Penelitian terhadap 1.300 aplikasi pelanggan yang dilakukan oleh Black Duck menemukan bahwa 86% aplikasi menunjukkan potensi paparan data sensitif. Dari jumlah tersebut, ditemukan lebih dari 30.000 kerentanan, termasuk 4.800 kerentanan kritis yang berpotensi membahayakan. Temuan ini menggarisbawahi kebutuhan mendesak akan praktik enkripsi yang lebih kuat, protokol keamanan yang selalu diperbarui, serta langkah-langkah perlindungan data yang efektif. Sektor-sektor seperti perangkat lunak, perbankan, kesehatan, dan pemerintahan, yang menangani data sangat sensitif, dituntut untuk memperketat standar keamanan mereka guna melindungi informasi vital.

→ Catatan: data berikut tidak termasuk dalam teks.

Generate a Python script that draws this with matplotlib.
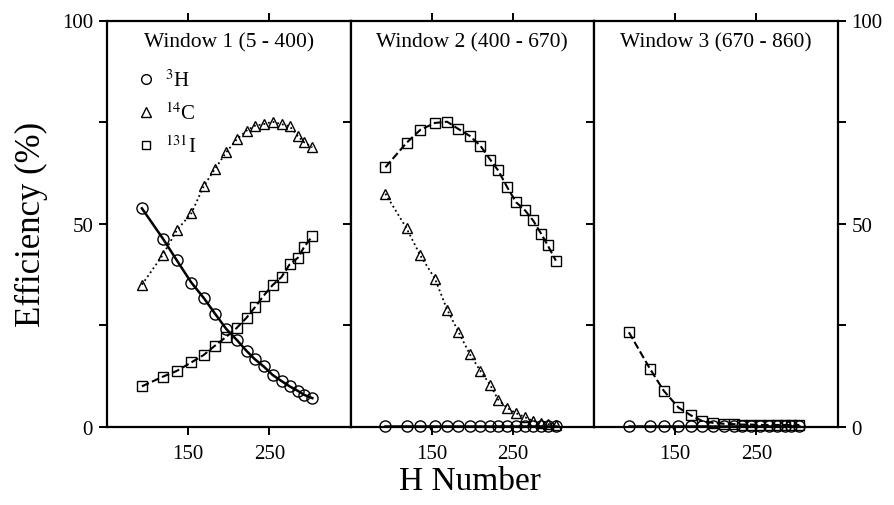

Kesimpulannya, laporan ini menyoroti bahwa di era digital yang cepat berkembang, AI membawa manfaat besar, tetapi risiko keamanan tidak boleh diremehkan. Dengan implementasi keamanan yang tepat, perusahaan dapat memaksimalkan potensi AI tanpa mengorbankan keamanan data dan integritas operasional mereka.